Originally Posted by 3jen View Post
.... My husband is a recovering alcoholic, sober since last January. We have been married 25 yrs., have two boys ages 19 and 16. ....
Wow, congratulations on the 25 years. In today's world you guys should get a medal.

Originally Posted by 3jen View Post
.... I went to my first open AA meeting last Thurs. night, it was Speaker night. My hubby thought I would benefit from seeing first hand what the meetings were like. It was interesting, but made me feel like a stranger looking in. It is like a club/fraterity of which I am not a part of and cannot relate to, and this has very much become a part of his life.....
I know that feeling. I have been dating a young lady who is very active in the program of OA, another 12 step program much like AA. I've been to their open meetings and had the opportunity to meet some of the senior leadership from back east. Very kind and giving people, but I will _never_ be able to be a part of that club.

Originally Posted by 3jen View Post
....Some of the people in his group have been sober for 20 yrs....yet they still attend meetings all wk....so is this now a new life-long thing in our life? ....
No. When people are brand new in any of the 12 step programs the usual procedure is to toss them in the deep end. Keep them busy every free moment of their time. That technique originate from some of the very first member of AA who came from the Navy, they knew that the best way to keep people out of trouble is to keep them so terribly busy they have no time, or energy, to get into trouble.

If every single person that walked into an AA meeting _never_ left the program, then every single meeting would be packed to the rafters with people that had over 50 years.
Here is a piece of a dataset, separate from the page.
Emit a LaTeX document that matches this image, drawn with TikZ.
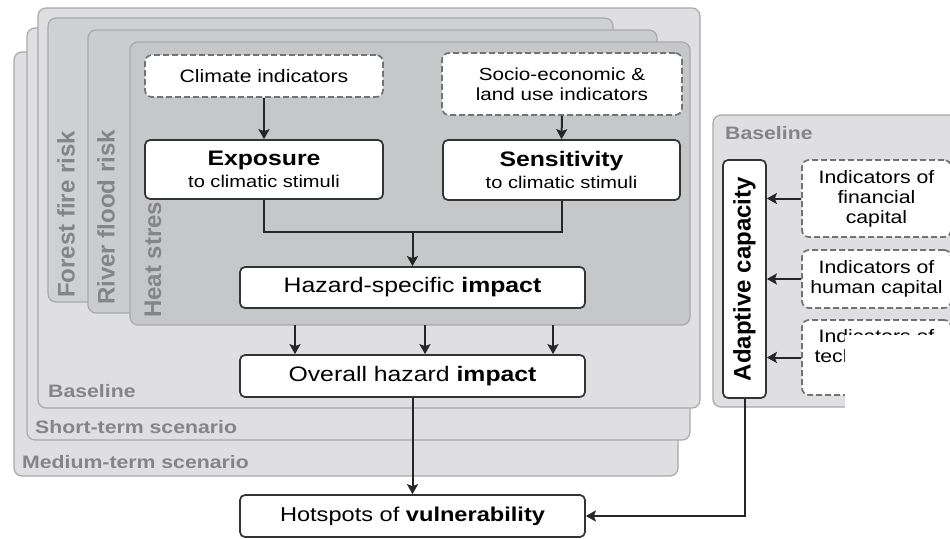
\documentclass[tikz,border=0pt]{standalone}
\usepackage{fontspec}
\setmainfont{Liberation Sans}[FakeStretch=1.18]
\newfontfamily\rotfont{Liberation Sans}
\usetikzlibrary{arrows.meta}
\definecolor{basegray}{HTML}{DFDFE1}
\definecolor{riskgray}{HTML}{CFD0D2}
\definecolor{floodgray}{HTML}{CBCCCE}
\definecolor{heatgray}{HTML}{C6C7C9}
\definecolor{rimgray}{HTML}{A9A9AB}
\definecolor{labelgray}{HTML}{858587}
\tikzset{
  panel/.style={draw=rimgray, line width=1.2pt, rounded corners=8pt},
  inbox/.style={draw=black!55, fill=white, dash pattern=on 6pt off 3pt, line width=1.7pt, rounded corners=7pt, align=center, inner sep=0pt},
  outbox/.style={draw=black!80, fill=white, line width=1.7pt, rounded corners=5pt, align=center, inner sep=0pt},
  panellabel/.style={anchor=west, inner sep=0pt, text=labelgray, font=\bfseries\fontsize{18}{20}\selectfont},
  risklabel/.style={rotate=90, anchor=west, inner sep=0pt, text=labelgray, font=\rotfont\bfseries\fontsize{24}{26}\selectfont},
  link/.style={draw=black!85, line width=2pt},
}
\begin{document}
\begin{tikzpicture}[x=1pt, y=-1pt, >={Stealth[length=10pt,width=11pt,inset=2pt]}]
  \useasboundingbox (0,0) rectangle (950,538);
  \draw[panel, fill=basegray] (14,52) rectangle (678,476);
  \draw[panel, fill=basegray] (27,28) rectangle (690,440);
  \draw[panel, fill=basegray] (38,8) rectangle (700,408);
  \draw[panel, fill=riskgray] (48,18) rectangle (613,302);
  \draw[panel, fill=floodgray] (88,30) rectangle (657,313);
  \draw[panel, fill=heatgray] (130,42) rectangle (690,325);
  \draw[panel, fill=basegray] (713,115) rectangle (980,407);

  \node[risklabel] (fire) at (66,298) {Forest fire risk};
  \node[risklabel] (flood) at (106,305) {River flood risk};
  \node[risklabel] (heat) at (153,318) {Heat stress};
  \node[panellabel] (base) at (48,391) {Baseline};
  \node[panellabel] (short) at (35,427) {Short-term scenario};
  \node[panellabel] (medium) at (22,462) {Medium-term scenario};
  \node[panellabel] (baseright) at (725,133) {Baseline};

  \node[inbox, minimum width=238pt, minimum height=42pt, font=\fontsize{18}{20}\selectfont] (climate) at (264,76) {Climate indicators};
  \node[inbox, minimum width=240pt, minimum height=62pt, font=\fontsize{17.5}{19.5}\selectfont] (socio) at (562,84) {Socio-economic \&\\land use indicators};
  \node[outbox, minimum width=238pt, minimum height=59pt, font=\fontsize{21}{22}\selectfont] (exposure) at (264,169.5) {\textbf{Exposure}\\{\fontsize{17}{18}\selectfont to climatic stimuli}};
  \node[outbox, minimum width=237pt, minimum height=60pt, font=\fontsize{21}{22}\selectfont] (sensitivity) at (561.5,170) {\textbf{Sensitivity}\\{\fontsize{17}{18}\selectfont to climatic stimuli}};
  \node[outbox, minimum width=345pt, minimum height=41pt, font=\fontsize{21}{22}\selectfont] (hazard) at (412.5,287.5) {Hazard-specific \textbf{impact}};
  \node[outbox, minimum width=345pt, minimum height=42pt, font=\fontsize{21}{22}\selectfont] (overall) at (412.5,376) {Overall hazard \textbf{impact}};
  \node[outbox, minimum width=345pt, minimum height=42pt, font=\fontsize{20}{22}\selectfont] (hotspots) at (412.5,516) {Hotspots of \textbf{vulnerability}};
  \node[outbox, minimum width=43pt, minimum height=238pt] (adaptive) at (744.5,279) {\rotatebox{90}{\rotfont\bfseries\fontsize{24}{26}\selectfont Adaptive capacity}};
  \node[inbox, minimum width=149pt, minimum height=77pt, font=\fontsize{18}{20}\selectfont] (financial) at (876.5,198.5) {Indicators of\\financial\\capital};
  \node[inbox, minimum width=149pt, minimum height=58pt, font=\fontsize{18}{20}\selectfont] (human) at (876.5,279) {Indicators of\\human capital};
  \node[inbox, minimum width=149pt, minimum height=75pt, font=\fontsize{18}{20}\selectfont] (technical) at (876.5,357.5) {Indicators of\\technological\\capital};

  \coordinate (merge) at (412.5,232);
  \draw[link,->] (climate.south) -- (exposure.north);
  \draw[link,->] (socio.south) -- (sensitivity.north);
  \draw[link] (exposure.south) |- (merge) -| (sensitivity.south);
  \draw[link,->] (merge) -- (hazard.north);
  \foreach \n/\x in {1/295, 2/425, 3/553} {
    \coordinate (drop\n) at (\x,325);
    \draw[link,->] (drop\n) -- (drop\n |- overall.north);
  }
  \draw[link,->] (overall.south) -- (hotspots.north);
  \draw[link,->] (adaptive.south) |- (hotspots.east);
  \foreach \src in {financial, human, technical}
    \draw[link,->] (\src.west) -- (\src.west -| adaptive.east);

  \fill[white] (845,335) rectangle (955,412);
\end{tikzpicture}
\end{document}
The newbies would be in the distinct minority.

What happens is that the majority of people stick around for a few years, get their head straightened out, and then slowly reduce their participation to where they reach a "balance" between living _in_ life and attending meetings in order to be able to deal with that life _free_ of alcohol and other such addictions. Some people need more support than others. Some people have a perfectly good life and attend meetings once in a while. Other people have a really hard time dealing with reality and need to go to lots more meetings.

Originally Posted by 3jen View Post
....Just curious how others feel or if you deal with this. ....
Go to another one of those open AA meetings. Instead of looking at all the alcoholic men who have a few years and are just begining their journey of recovery look at their wives. Walk up to them and say hello. They are feeling much the same way you are, and would love to find somebody who understands what they are going thru.

I did that with my lady. As part of her recovery from compulsive over-eating she turned to running. Many years later and she is now one of the top marathoners in the world. She belongs to a team of a dozen women that travel around the country to all these "relay" and "elite races" and who knows what else. They all have more tennis shoes in the closet that regular shoes.

oops. They're not tennis, they're "running shoes".

Anyway. She and her friends are off doing their thing _ a lot_ . And whadya know, all their husbands and boyfriends would sit at home feeling left out. So I went to some races and met some of the guys and now _we_ hang out together.

So yes, it's a strange new world that they have to live in to keep control of their addiction. I will never be a part of the OA club, but I am now a part of the "OA support" club. I don't spend as much time with my lady as I _want_ to. But if she didn't do her OA thing she would fall back into her addiction, end up dead and that would be much worse.

I'm glad you decided to join SR. I hope you find the answers you're looking for and hopefuly make some new friends.